I am not sure how random it is to just generate 1 at a time like I did in that
fiddle instead of an array at a time.

Here's the article on mdn about the getRandomValues.
[https://developer.mozilla.org/en-
US/docs/Web/API/RandomSourc...](https://developer.mozilla.org/en-
US/docs/Web/API/RandomSource/getRandomValues)

> The RandomSource.getRandomValues() method lets you get cryptographically
> random values. The array given as the parameter is filled with random
> numbers (random in its cryptographic meaning).

> To guarantee enough performance, implementations are not using a truly
> random number generator, but they are using a pseudo-random number generator
> seeded with a value with enough entropy.

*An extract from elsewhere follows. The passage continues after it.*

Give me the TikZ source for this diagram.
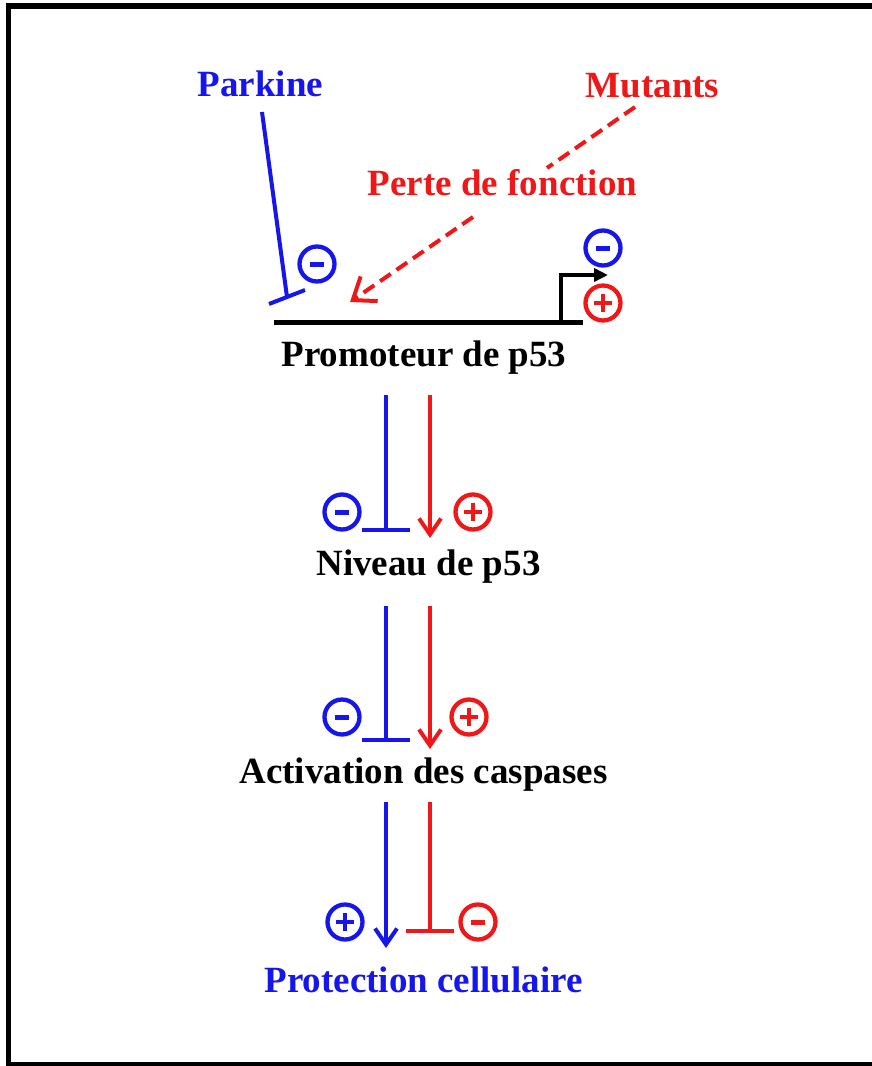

The PRNG used differs from one
> implementation to the other but is suitable for cryptographic usages.
> Implementations are also required to use a seed with enough entropy, like a
> system-level entropy source.

------
dvhh
Feature request :

\- "Randomize" with the help of short helper gesture, or hidden button press (
even better put the human "randomizer" in a separate location, and put the
fallback one in case of staff incapacity to attend )

\- Write a more "enterprise" code, at least 3 singletons and 5 class factories

\- Make the application randomly crash and go slower over time so we could
sell some support and yearly upgrade